Humans tend to romanticize the past. In many ways it helps us see the good in what has been and what is now, but in other ways it disguises the truth.
The history of American public schooling is a notable example of viewing history through rose-colored glasses. In my college and graduate school education classes, I read books and articles about how American public schooling was intended to be a great equalizer, to provide opportunity and social mobility to every child regardless of background. But I also learned that the rosy stories I had been taught about American history, from Christopher Columbus to Thomas Jefferson, had a darker side not often revealed. Did the origin of American schooling have a similar shadow?
It turns out it did. The myth we have been told about the history of American public schooling as a national treasure that nurtures our democracy is untrue. The reality is that 19th century politicians and citizens were fearful of and overwhelmed by rapid societal change, as thousands of immigrants streamed into American cities in the mid-1800s.
Between 1830 and 1840 U.S. immigration quadrupled, and between 1840 and 1850, it tripled again.
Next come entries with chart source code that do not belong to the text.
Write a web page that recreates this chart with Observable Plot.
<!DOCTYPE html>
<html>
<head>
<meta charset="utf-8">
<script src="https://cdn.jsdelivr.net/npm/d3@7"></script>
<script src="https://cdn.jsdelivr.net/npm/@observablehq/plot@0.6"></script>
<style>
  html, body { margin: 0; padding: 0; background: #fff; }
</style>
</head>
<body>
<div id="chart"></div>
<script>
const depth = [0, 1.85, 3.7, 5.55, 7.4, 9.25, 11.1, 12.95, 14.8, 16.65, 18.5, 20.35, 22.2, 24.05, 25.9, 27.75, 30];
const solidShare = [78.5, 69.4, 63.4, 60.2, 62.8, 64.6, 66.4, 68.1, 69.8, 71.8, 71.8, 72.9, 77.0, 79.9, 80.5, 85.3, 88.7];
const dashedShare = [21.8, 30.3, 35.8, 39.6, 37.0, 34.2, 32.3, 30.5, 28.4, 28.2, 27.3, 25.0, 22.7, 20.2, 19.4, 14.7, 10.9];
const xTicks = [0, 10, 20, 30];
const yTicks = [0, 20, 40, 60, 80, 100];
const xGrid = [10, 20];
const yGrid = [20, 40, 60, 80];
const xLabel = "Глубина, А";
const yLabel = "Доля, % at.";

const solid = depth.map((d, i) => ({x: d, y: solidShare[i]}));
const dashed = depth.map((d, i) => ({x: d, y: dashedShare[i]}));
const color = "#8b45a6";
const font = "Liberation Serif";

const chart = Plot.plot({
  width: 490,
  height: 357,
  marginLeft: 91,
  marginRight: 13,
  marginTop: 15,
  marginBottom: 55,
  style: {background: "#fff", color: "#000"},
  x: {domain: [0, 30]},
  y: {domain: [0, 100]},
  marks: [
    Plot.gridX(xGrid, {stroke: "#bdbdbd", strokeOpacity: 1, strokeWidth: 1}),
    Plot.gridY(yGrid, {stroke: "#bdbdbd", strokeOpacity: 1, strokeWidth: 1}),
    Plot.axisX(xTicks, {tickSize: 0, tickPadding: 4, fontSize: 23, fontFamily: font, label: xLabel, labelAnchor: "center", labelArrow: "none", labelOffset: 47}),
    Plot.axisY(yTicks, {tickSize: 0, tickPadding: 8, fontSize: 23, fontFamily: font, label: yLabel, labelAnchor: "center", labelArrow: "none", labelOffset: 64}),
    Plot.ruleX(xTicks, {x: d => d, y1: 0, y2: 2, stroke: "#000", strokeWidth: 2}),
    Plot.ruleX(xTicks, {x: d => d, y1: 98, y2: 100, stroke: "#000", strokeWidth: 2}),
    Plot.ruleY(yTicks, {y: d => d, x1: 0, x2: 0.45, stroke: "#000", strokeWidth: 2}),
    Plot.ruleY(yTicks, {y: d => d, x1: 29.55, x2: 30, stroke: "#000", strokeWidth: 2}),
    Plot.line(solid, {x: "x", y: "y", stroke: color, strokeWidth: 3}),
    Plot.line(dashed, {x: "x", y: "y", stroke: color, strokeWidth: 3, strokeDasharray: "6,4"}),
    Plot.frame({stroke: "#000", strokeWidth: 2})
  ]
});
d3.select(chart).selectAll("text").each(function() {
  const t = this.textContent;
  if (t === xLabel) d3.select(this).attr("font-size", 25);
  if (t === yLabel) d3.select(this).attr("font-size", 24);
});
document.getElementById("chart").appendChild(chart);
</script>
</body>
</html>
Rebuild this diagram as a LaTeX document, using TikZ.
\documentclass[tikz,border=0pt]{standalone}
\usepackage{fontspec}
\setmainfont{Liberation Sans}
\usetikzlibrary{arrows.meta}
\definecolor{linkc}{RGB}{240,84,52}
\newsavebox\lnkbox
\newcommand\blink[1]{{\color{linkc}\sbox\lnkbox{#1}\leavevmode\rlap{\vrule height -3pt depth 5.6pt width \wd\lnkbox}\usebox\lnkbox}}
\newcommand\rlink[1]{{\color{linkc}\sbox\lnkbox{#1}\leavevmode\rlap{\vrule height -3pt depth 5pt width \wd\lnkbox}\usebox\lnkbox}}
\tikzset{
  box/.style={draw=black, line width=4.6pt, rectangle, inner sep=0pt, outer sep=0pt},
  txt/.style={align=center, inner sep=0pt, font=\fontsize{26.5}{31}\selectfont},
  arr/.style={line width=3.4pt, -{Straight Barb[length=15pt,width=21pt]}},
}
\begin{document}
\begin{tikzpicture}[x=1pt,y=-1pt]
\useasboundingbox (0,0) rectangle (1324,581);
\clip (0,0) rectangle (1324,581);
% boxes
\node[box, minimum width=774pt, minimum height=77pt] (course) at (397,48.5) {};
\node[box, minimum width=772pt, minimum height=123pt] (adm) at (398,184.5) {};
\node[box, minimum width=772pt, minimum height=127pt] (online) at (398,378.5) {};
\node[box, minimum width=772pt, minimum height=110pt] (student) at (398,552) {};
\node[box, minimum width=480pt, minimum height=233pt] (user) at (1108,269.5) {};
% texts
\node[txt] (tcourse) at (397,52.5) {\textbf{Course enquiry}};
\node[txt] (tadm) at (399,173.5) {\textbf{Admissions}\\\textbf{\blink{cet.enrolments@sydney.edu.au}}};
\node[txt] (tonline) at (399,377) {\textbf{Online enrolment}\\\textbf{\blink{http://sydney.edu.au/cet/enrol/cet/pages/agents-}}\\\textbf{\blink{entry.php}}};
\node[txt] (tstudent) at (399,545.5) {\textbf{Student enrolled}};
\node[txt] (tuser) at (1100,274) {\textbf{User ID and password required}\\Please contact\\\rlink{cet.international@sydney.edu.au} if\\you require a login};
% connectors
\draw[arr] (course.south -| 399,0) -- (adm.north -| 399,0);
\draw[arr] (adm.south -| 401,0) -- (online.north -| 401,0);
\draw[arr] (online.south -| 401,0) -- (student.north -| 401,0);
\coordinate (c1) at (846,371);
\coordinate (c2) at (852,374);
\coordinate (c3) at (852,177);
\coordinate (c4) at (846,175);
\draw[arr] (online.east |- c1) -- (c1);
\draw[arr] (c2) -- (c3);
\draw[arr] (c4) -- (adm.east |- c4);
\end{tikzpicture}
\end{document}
Particularly troubling to lawmakers at the time was the fact that many of these new immigrants were Irish Catholics who threatened the dominant Anglo-Saxon Protestant cultural and religious customs. “Those now pouring in upon us, in masses of thousands upon thousands, are wholly of another kind in morals and intellect,” mourned the Massachusetts state legislature regarding the new Boston immigrants.
Universal, taxpayer-funded “common schools” became the mechanism to rein in these masses and “Americanize” them to societal norms. Interestingly, many of the Irish Catholic immigrant families didn’t want to send their children to these so-called “secular” schools that continued to reflect prevailing Protestant ideals and texts. So the solution for lawmakers was simply to make them attend.
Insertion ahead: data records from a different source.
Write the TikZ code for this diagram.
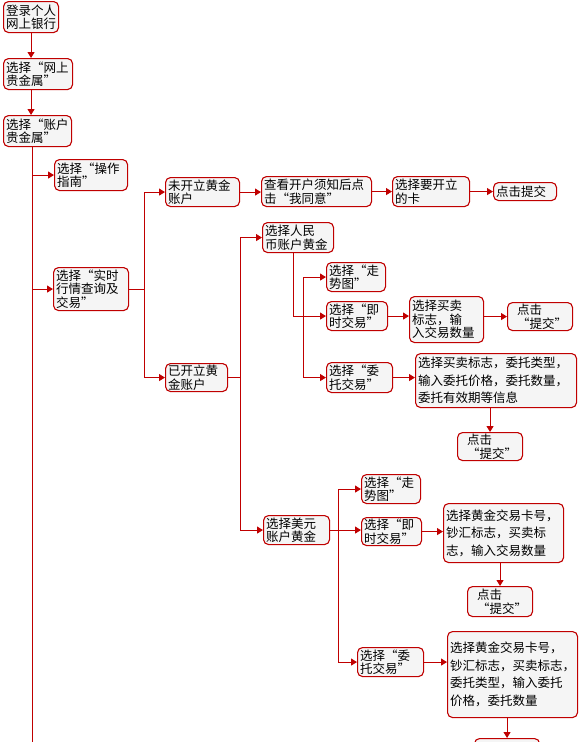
\documentclass[tikz,border=0pt]{standalone}
\usepackage{fontspec}
\setmainfont{Noto Sans CJK SC}[CharacterWidth=Full]
\usetikzlibrary{arrows.meta}
\definecolor{bd}{RGB}{192,0,0}
\definecolor{bf}{RGB}{245,245,245}
\tikzset{
 box/.style={draw=bd, fill=bf, line width=1.1pt, rounded corners=5pt, anchor=north west,
   inner xsep=2.5pt, inner ysep=1pt, align=left, font=\fontsize{12.5}{13.5}\selectfont},
 big/.style={font=\fontsize{12.5}{17.5}\selectfont},
 link/.style={draw=bd, line width=0.9pt},
 arr/.style={link, -{Triangle[length=6pt,width=7pt]}},
}
\begin{document}
\begin{tikzpicture}[x=1pt,y=-1pt]
\useasboundingbox (0,0) rectangle (582,742);
\clip (0,0) rectangle (582,742);
% nodes
\node[box, text width=50pt, minimum height=31pt] (n1) at (3,1) {登录个人\\网上银行};
\node[box, text width=64pt, minimum height=31pt] (n2) at (3,58) {选择“网上\\贵金属”};
\node[box, text width=63pt, minimum height=31pt] (n3) at (3,115) {选择“账户\\贵金属”};
\node[box, text width=68pt, minimum height=31pt] (n4) at (54,159) {选择“操作\\指南”};
\node[box, text width=70pt, minimum height=43pt] (n5) at (53,267) {选择“实时\\行情查询及\\交易”};
\node[box, text width=69pt, minimum height=29pt] (n6) at (165,177) {未开立黄金\\账户};
\node[box, text width=105pt, minimum height=30pt] (n7) at (261,176) {查看开户须知后点\\击“我同意”};
\node[box, text width=72pt, minimum height=30pt] (n8) at (392,176) {选择要开立\\的卡};
\node[box, text width=58pt, minimum height=18pt] (n9) at (493,182) {点击提交};
\node[box, text width=57pt, minimum height=28pt] (n6b) at (165,363) {已开立黄\\金账户};
\node[box, text width=66pt, minimum height=30pt] (n10) at (262,222) {选择人民\\币账户黄金};
\node[box, text width=54pt, minimum height=29pt] (n11) at (326,262) {选择“走\\势图”};
\node[box, text width=56pt, minimum height=29pt] (n12) at (326,301) {选择“即\\时交易”};
\node[box, text width=69pt, minimum height=46pt] (n13) at (409,296) {选择买卖\\标志，输\\入交易数量};
\node[box, text width=60pt, minimum height=28pt] (n14) at (507,302) {\hspace*{7pt}点击\\\hspace*{7pt}“提交”};
\node[box, text width=61pt, minimum height=30pt] (n15) at (326,362) {选择“委\\托交易”};
\node[box, big, text width=156pt, minimum height=54pt] (n16) at (415,353) {选择买卖标志，委托类型，\\输入委托价格，委托数量，\\委托有效期等信息};
\node[box, text width=60pt, minimum height=28pt] (n17) at (457,432) {\hspace*{7pt}点击\\\hspace*{7pt}“提交”};
\node[box, text width=61pt, minimum height=29pt] (n18) at (263,515) {选择美元\\账户黄金};
\node[box, text width=54pt, minimum height=29pt] (n19) at (361,474) {选择“走\\势图”};
\node[box, text width=55pt, minimum height=28pt] (n20) at (361,517) {选择“即\\时交易”};
\node[box, big, text width=115pt, minimum height=59pt] (n21) at (443,503) {选择黄金交易卡号，\\钞汇标志，买卖标\\志，输入交易数量};
\node[box, text width=60pt, minimum height=30pt] (n22) at (467,586) {\hspace*{7pt}点击\\\hspace*{7pt}“提交”};
\node[box, text width=61pt, minimum height=29pt] (n23) at (357,647) {选择“委\\托交易”};
\node[box, big, text width=125pt, minimum height=86pt] (n24) at (447,631) {选择黄金交易卡号，\\钞汇标志，买卖标志，\\委托类型，输入委托\\价格，委托数量};
\node[box, text width=60pt, minimum height=30pt] (n25) at (474,738) {};
% helper coordinates
\coordinate (tx) at (32,760);
\coordinate (b1) at (144,0);
\coordinate (b2) at (240,0);
\coordinate (r1) at (293,0);
\coordinate (r2) at (303,0);
\coordinate (u1) at (338,0);
% connectors
\draw[arr] (n1.south) -- (n1.south |- n2.north);
\draw[arr] (n1.south |- n2.south) -- (n1.south |- n3.north);
\draw[link] (n3.south -| tx) -- (tx);
\draw[arr] (n4.west -| tx) -- (n4.west);
\draw[arr] (n5.west -| tx) -- (n5.west);
\draw[arr] (n5.east) -- (n5.east -| b1) |- (n6.west);
\draw[arr] (n5.east -| b1) |- (n6b.west);
\draw[arr] (n6.east) -- (n6.east -| n7.west);
\draw[arr] (n7.east) -- (n7.east -| n8.west);
\draw[arr] (n8.east) -- (n8.east -| n9.west);
\draw[arr] (n6b.east) -- (n6b.east -| b2) |- (n10.west);
\draw[arr] (n6b.east -| b2) |- (n18.west);
\draw[arr] (n10.south -| r1) |- (n12.west);
\draw[arr] (n12.west -| r2) |- (n11.west);
\draw[arr] (n12.west -| r2) |- (n15.west);
\draw[arr] (n12.east) -- (n12.east -| n13.west);
\draw[arr] (n13.east |- n14.west) -- (n14.west);
\draw[arr] (n15.east) -- (n15.east -| n16.west);
\draw[arr] (n17.north |- n16.south) -- (n17.north);
\draw[arr] (n18.east) -- (n18.east -| n20.west);
\draw[arr] (n18.east -| u1) |- (n19.west);
\draw[arr] (n18.east -| u1) |- (n23.west);
\draw[arr] (n20.east) -- (n20.east -| n21.west);
\draw[arr] (n22.north |- n21.south) -- (n22.north);
\draw[arr] (n23.east) -- (n23.east -| n24.west);
\draw[arr] (n25.north |- n24.south) -- (n25.north);
\end{tikzpicture}
\end{document}
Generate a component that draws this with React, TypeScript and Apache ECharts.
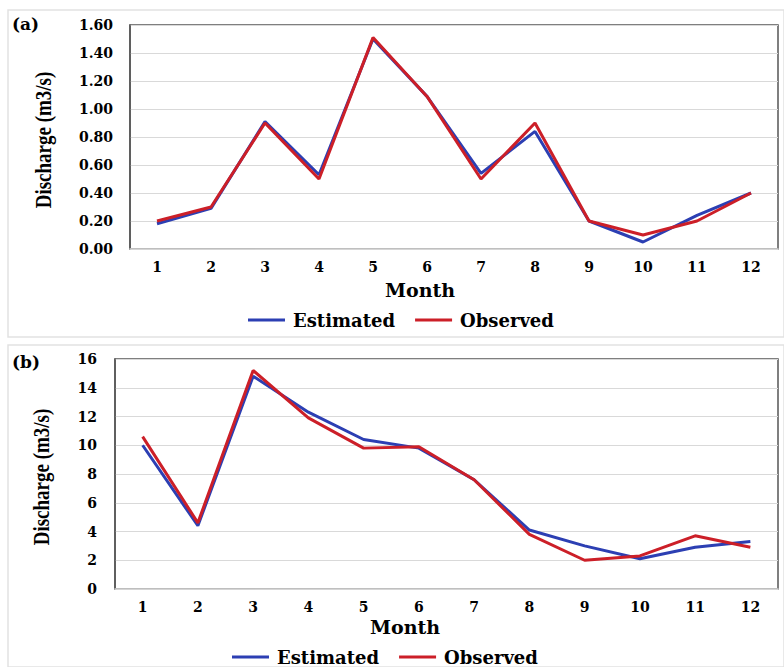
import React, { useEffect, useRef } from "react";
import * as echarts from "echarts";

const months = ["1", "2", "3", "4", "5", "6", "7", "8", "9", "10", "11", "12"];
const estimatedA = [0.18, 0.29, 0.91, 0.53, 1.5, 1.09, 0.54, 0.84, 0.2, 0.05, 0.24, 0.4];
const observedA = [0.2, 0.3, 0.9, 0.5, 1.51, 1.09, 0.5, 0.9, 0.2, 0.1, 0.2, 0.4];
const estimatedB = [10.0, 4.4, 14.8, 12.3, 10.4, 9.8, 7.6, 4.1, 3.0, 2.1, 2.9, 3.3];
const observedB = [10.6, 4.6, 15.2, 11.9, 9.8, 9.9, 7.6, 3.8, 2.0, 2.3, 3.7, 2.9];
const seriesNames = ["Estimated", "Observed"];
const panelLabels = ["(a)", "(b)"];
const yAxisTitle = "Discharge (m3/s)";
const xAxisTitle = "Month";

const BLUE = "#2c3fb3";
const RED = "#cc1f28";
const SERIF_WIDE = "'DejaVu Serif', serif";
const SERIF = "'Liberation Serif', 'Times New Roman', serif";

export default function App() {
  const ref = useRef<HTMLDivElement>(null);
  useEffect(() => {
    if (!ref.current) return;
    const chart = echarts.init(ref.current, undefined, { renderer: "svg" });
    const axisLabel = {
      color: "#000",
      fontFamily: SERIF_WIDE,
      fontWeight: "bold" as const,
      fontSize: 14,
    };
    const xAxisBase = {
      type: "category" as const,
      data: months,
      boundaryGap: true,
      axisTick: { show: false },
      axisLine: { show: true, lineStyle: { color: "#d4d4d4", width: 1.5 } },
      axisLabel: { ...axisLabel, margin: 11 },
    };
    const yAxisBase = {
      type: "value" as const,
      min: 0,
      axisTick: { show: false },
      axisLine: { show: true, lineStyle: { color: "#555", width: 1.5 } },
      splitLine: { show: true, lineStyle: { color: "#d9d9d9", width: 1 } },
    };
    const lineSeries = (name: string, data: number[], color: string, idx: number) => ({
      name,
      type: "line" as const,
      xAxisIndex: idx,
      yAxisIndex: idx,
      data,
      symbol: "none",
      showSymbol: false,
      lineStyle: { color, width: 3 },
      itemStyle: { color },
      z: name === "Observed" ? 3 : 2,
    });
    const legendBase = {
      data: seriesNames,
      orient: "horizontal" as const,
      icon: "rect",
      itemWidth: 37,
      itemHeight: 3,
      itemGap: 20,
      textStyle: {
        color: "#000",
        fontFamily: SERIF_WIDE,
        fontWeight: "bold" as const,
        fontSize: 18,
        padding: [0, 0, 0, 3],
      },
    };
    const titleText = (text: string, x: number, y: number) => ({
      type: "text",
      x,
      y,
      style: {
        text,
        fill: "#000",
        font: `bold 17px ${SERIF_WIDE}`,
        textAlign: "left",
        textVerticalAlign: "middle",
      },
    });
    const yTitle = (x: number, y: number) => ({
      type: "text",
      x,
      y,
      rotation: Math.PI / 2,
      scaleY: 1.25,
      style: {
        text: yAxisTitle,
        fill: "#000",
        font: `bold 19px ${SERIF}`,
        textAlign: "center",
        textVerticalAlign: "middle",
      },
    });
    const xTitle = (x: number, y: number) => ({
      type: "text",
      x,
      y,
      style: {
        text: xAxisTitle,
        fill: "#000",
        font: `bold 19px ${SERIF_WIDE}`,
        textAlign: "center",
        textVerticalAlign: "middle",
      },
    });
    chart.setOption({
      animation: false,
      backgroundColor: "#fff",
      grid: [
        { left: 130, top: 25, width: 648, height: 224, show: true, borderColor: "#555", borderWidth: 1.5, backgroundColor: "transparent" },
        { left: 115, top: 359, width: 663, height: 230, show: true, borderColor: "#555", borderWidth: 1.5, backgroundColor: "transparent" },
      ],
      xAxis: [
        { ...xAxisBase, gridIndex: 0 },
        { ...xAxisBase, gridIndex: 1 },
      ],
      yAxis: [
        {
          ...yAxisBase,
          gridIndex: 0,
          max: 1.6,
          interval: 0.2,
          axisLabel: { ...axisLabel, margin: 17, formatter: (v: number) => v.toFixed(2) },
        },
        {
          ...yAxisBase,
          gridIndex: 1,
          max: 16,
          interval: 2,
          axisLabel: { ...axisLabel, margin: 18 },
        },
      ],
      legend: [
        { ...legendBase, left: 243, top: 306 },
        { ...legendBase, left: 227, top: 643 },
      ],
      series: [
        lineSeries("Estimated", estimatedA, BLUE, 0),
        lineSeries("Observed", observedA, RED, 0),
        lineSeries("Estimated", estimatedB, BLUE, 1),
        lineSeries("Observed", observedB, RED, 1),
      ],
      graphic: [
        { type: "rect", shape: { x: 8, y: 10, width: 776, height: 327 }, style: { fill: "none", stroke: "#e2e2e2", lineWidth: 1.5 }, z: -1 },
        { type: "rect", shape: { x: 8, y: 345, width: 776, height: 322 }, style: { fill: "none", stroke: "#e2e2e2", lineWidth: 1.5 }, z: -1 },
        titleText(panelLabels[0], 12, 24),
        titleText(panelLabels[1], 12, 362),
        yTitle(43, 140),
        yTitle(41, 477),
        xTitle(420, 290),
        xTitle(405, 627),
      ],
    });
    return () => chart.dispose();
  }, []);
  return (
    <div
      ref={ref}
      style={{ position: "absolute", left: 0, top: 0, width: 784, height: 667 }}
    />
  );
}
1852 marks the onset of what public schooling advocates herald as universal, taxpayer-supported public schooling for all children regardless of background. What is often missing is the acknowledgement that the 1852 compulsory schooling law, passed in Massachusetts and subsequently replicated in all states, was the first to mandate school attendance under a legal threat of force.
Many families rebelled. Catholics, for example, created their own private, parochial schools. Outraged by this action, lawmakers throughout the country began in the 1880s to pass laws known as Blaine Amendments that prohibited any public funding for private schools. These laws remain today in many states, and are at the heart of the debate around school choice, particularly, vouchers that would enable parents to receive public money to use at private schools.
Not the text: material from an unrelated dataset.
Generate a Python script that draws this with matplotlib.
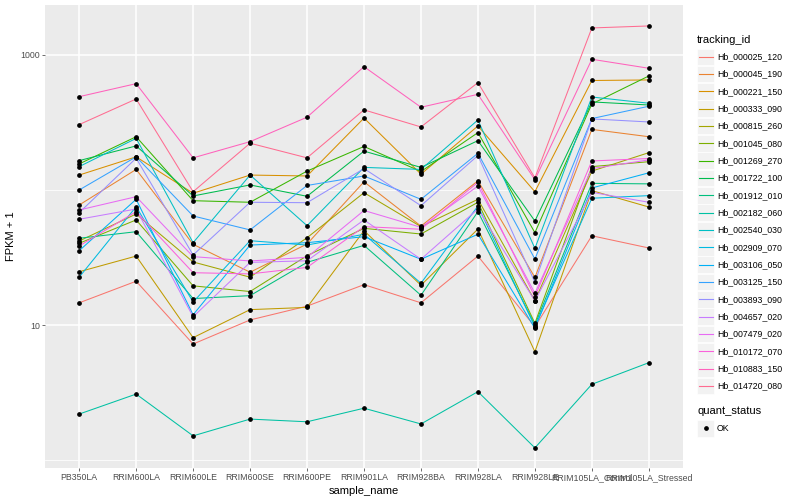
import numpy as np
import matplotlib
matplotlib.use("Agg")
import matplotlib.pyplot as plt
from matplotlib.patches import Rectangle
from matplotlib.lines import Line2D

plt.rcParams['font.family'] = ['Liberation Sans', 'DejaVu Sans']

samples = ["PB350LA", "RRIM600LA", "RRIM600LE", "RRIM600SE", "RRIM600PE", "RRIM901LA",
           "RRIM928BA", "RRIM928LA", "RRIM928LE", "RRIM105LA_Control", "RRIM105LA_Stressed"]

tracking_ids = ["Hb_000025_120", "Hb_000045_190", "Hb_000221_150", "Hb_000333_090",
                "Hb_000815_260", "Hb_001045_080", "Hb_001269_270", "Hb_001722_100",
                "Hb_001912_010", "Hb_002182_060", "Hb_002540_030", "Hb_002909_070",
                "Hb_003106_050", "Hb_003125_150", "Hb_003893_090", "Hb_004657_020",
                "Hb_007479_020", "Hb_010172_070", "Hb_010883_150", "Hb_014720_080"]

# FPKM + 1 values, one list per tracking_id, in sample order
Hb_000025_120 = [14.6, 21.1, 7.23, 10.9, 13.8, 19.9, 14.6, 32.4, 9.7, 45.8, 37.2]
Hb_000045_190 = [77.4, 142, 39.6, 24.6, 39.8, 115, 54.0, 117, 22.5, 281, 248]
Hb_000221_150 = [129, 176, 94.6, 129, 127, 341, 131, 298, 97.1, 647, 653]
Hb_000333_090 = [24.8, 32.4, 8.06, 13.0, 13.5, 50.0, 19.7, 51.4, 6.34, 98.9, 74.8]
Hb_000815_260 = [41.9, 66.4, 29.3, 22.6, 44.3, 95.5, 53.5, 85.3, 15.1, 138, 189]
Hb_001045_080 = [40.3, 60.0, 19.5, 17.7, 32.6, 52.0, 47.2, 81.1, 10.3, 149, 162]
Hb_001269_270 = [156, 248, 83.3, 81.1, 138, 210, 137, 266, 48.3, 434, 699]
Hb_001722_100 = [165, 212, 90.3, 109, 89.8, 194, 147, 232, 58.9, 449, 426]
Hb_001912_010 = [43.9, 49.1, 15.7, 16.5, 29.1, 38.9, 16.6, 69.1, 10.0, 112, 111]
Hb_002182_060 = [2.19, 3.08, 1.51, 2.01, 1.92, 2.42, 1.85, 3.21, 1.23, 3.64, 5.26]
Hb_002540_030 = [149, 241, 40.7, 129, 54.4, 147, 142, 330, 36.9, 488, 439]
Hb_002909_070 = [22.6, 75.2, 14.8, 42.1, 39.1, 47.0, 20.4, 76.1, 9.7, 86.9, 90.8]
Hb_003106_050 = [35.5, 85.3, 11.9, 39.1, 40.7, 45.1, 30.7, 47.0, 9.45, 103.5, 134]
Hb_003125_150 = [100, 176, 64.2, 50.6, 108, 127, 85.3, 187, 30.8, 338, 417]
Hb_003893_090 = [67.9, 172, 33.0, 81.1, 80.5, 144, 76.5, 180, 20.7, 336, 319]
Hb_004657_020 = [60.7, 72.3, 11.5, 29.1, 29.9, 60.0, 30.7, 72.3, 15.1, 96.1, 81.1]
Hb_007479_020 = [71.1, 89.2, 32.1, 29.8, 31.7, 70.5, 52.9, 107, 17.2, 144, 167]
Hb_010172_070 = [38.5, 69.1, 24.4, 23.9, 26.7, 53.5, 51.2, 114, 16.2, 164, 171]
Hb_010883_150 = [491, 613, 173, 228, 346, 819, 410, 511, 119, 929, 797]
Hb_014720_080 = [305, 472, 97.1, 222, 173, 392, 293, 624, 123, 1585, 1640]

series = [Hb_000025_120, Hb_000045_190, Hb_000221_150, Hb_000333_090, Hb_000815_260,
          Hb_001045_080, Hb_001269_270, Hb_001722_100, Hb_001912_010, Hb_002182_060,
          Hb_002540_030, Hb_002909_070, Hb_003106_050, Hb_003125_150, Hb_003893_090,
          Hb_004657_020, Hb_007479_020, Hb_010172_070, Hb_010883_150, Hb_014720_080]

colors = ["#F8766D", "#EA8331", "#D89000", "#C09B00", "#A3A500", "#7CAE00", "#39B600",
          "#00BB4E", "#00BF7D", "#00C1A3", "#00BFC4", "#00BAE0", "#00B0F6", "#35A2FF",
          "#9590FF", "#C77CFF", "#E76BF3", "#FA62DB", "#FF62BC", "#FF6C91"]

W, H = 800, 500
fig = plt.figure(figsize=(8, 5), dpi=100)
L, R, T, B = 45, 683, 5, 468
ax = fig.add_axes([L / W, 1 - B / H, (R - L) / W, (B - T) / H])
ax.set_facecolor('#EBEBEB')
for s in ax.spines.values():
    s.set_visible(False)
ax.set_yscale('log')
ax.set_ylim(10 ** -0.059, 10 ** 3.370)
ax.set_xlim(-0.6, len(samples) - 0.4)

ax.set_yticks([10, 1000])
ax.set_yticklabels(['10', '1000'])
ax.set_yticks([1, 100], minor=True)
ax.yaxis.set_minor_formatter(matplotlib.ticker.NullFormatter())
ax.set_xticks(range(len(samples)))
ax.set_xticklabels(samples)
ax.set_axisbelow(True)
ax.grid(which='major', color='white', lw=1.1)
ax.grid(which='minor', axis='y', color='white', lw=0.55)
ax.tick_params(which='minor', length=0)
ax.tick_params(which='major', length=2.2, width=0.5, color='#333333',
               labelsize=6.3, labelcolor='#4D4D4D', pad=1.5)

x = np.arange(len(samples))
for vals, c in zip(series, colors):
    ax.plot(x, vals, color=c, lw=0.75, zorder=2)
for vals in series:
    ax.plot(x, vals, ls='none', marker='o', ms=2.4, color='black', zorder=3)

ax.set_xlabel('sample_name', fontsize=8, labelpad=3)
ax.set_ylabel('FPKM + 1', fontsize=8, labelpad=3)

# legend drawn in pixel coordinates
lg = fig.add_axes([0, 0, 1, 1])
lg.set_xlim(0, W)
lg.set_ylim(H, 0)
lg.axis('off')
lg.text(697, 40, 'tracking_id', fontsize=8, va='center', ha='left')
y0, dy = 56.7, 17.33
for i, (name, c) in enumerate(zip(tracking_ids, colors)):
    yc = y0 + i * dy
    lg.add_patch(Rectangle((697, yc - 8.2), 17, 16.4, facecolor='#F2F2F2', edgecolor='white', lw=0.5))
    lg.add_line(Line2D([698.5, 712.5], [yc, yc], color=c, lw=0.8))
    lg.text(717, yc, name, fontsize=6.3, va='center', ha='left')
lg.text(697, 411.5, 'quant_status', fontsize=8, va='center', ha='left')
lg.add_patch(Rectangle((697, 428.3 - 8.2), 17, 16.4, facecolor='#F2F2F2', edgecolor='white', lw=0.5))
lg.add_line(Line2D([705.5], [428.3], marker='o', ms=2.4, color='black', ls='none'))
lg.text(717, 428.3, 'OK', fontsize=6.3, va='center', ha='left')

fig.savefig('out.png', dpi=100)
Beyond limiting access to funding, citizens and lawmakers sought additional ways to outlaw private schools and compel children to attend public schools. In 1922, Oregon passed an expanded compulsory schooling law requiring all children to attend a public school, thus prohibiting attendance at parochial and private schools. In 1925, in the landmark case of Pierce v. Society of Sisters, the U.S. Supreme Court struck down the Oregon law as unconstitutional. In delivering the opinion of the Court, Justice McReynolds wrote:
“…the Act of 1922 unreasonably interferes with the liberty of parents and guardians to direct the upbringing and education of children under their control…The fundamental theory of liberty upon which all governments in this Union repose excludes any general power of the State to standardize its children by forcing them to accept instruction from public teachers only. The child is not the mere creature of the State; those who nurture him and direct his destiny have the right, coupled with the high duty, to recognize and prepare him for additional obligations.”
In her October Atlantic, “The War on Public Schools,” Erika Christakis takes aim at current efforts to place education decision-making back in the hands of parents and away from the state. She says these school choice efforts, like charter schools and vouchers, threaten American public schooling. Christakis writes: “So what happens when we neglect the public purpose of our publicly funded schools? The discussion of vouchers and charter schools, in its focus on individual rights, has failed to take into account American society at large. The costs of abandoning an institution designed to bind, not divide, our citizenry are high.”
Binding society by force, to inculcate a particular cultural doctrine, is not what builds a free, tolerant, and thriving democracy. Perhaps something erected on questionable moral and historical grounds should be removed.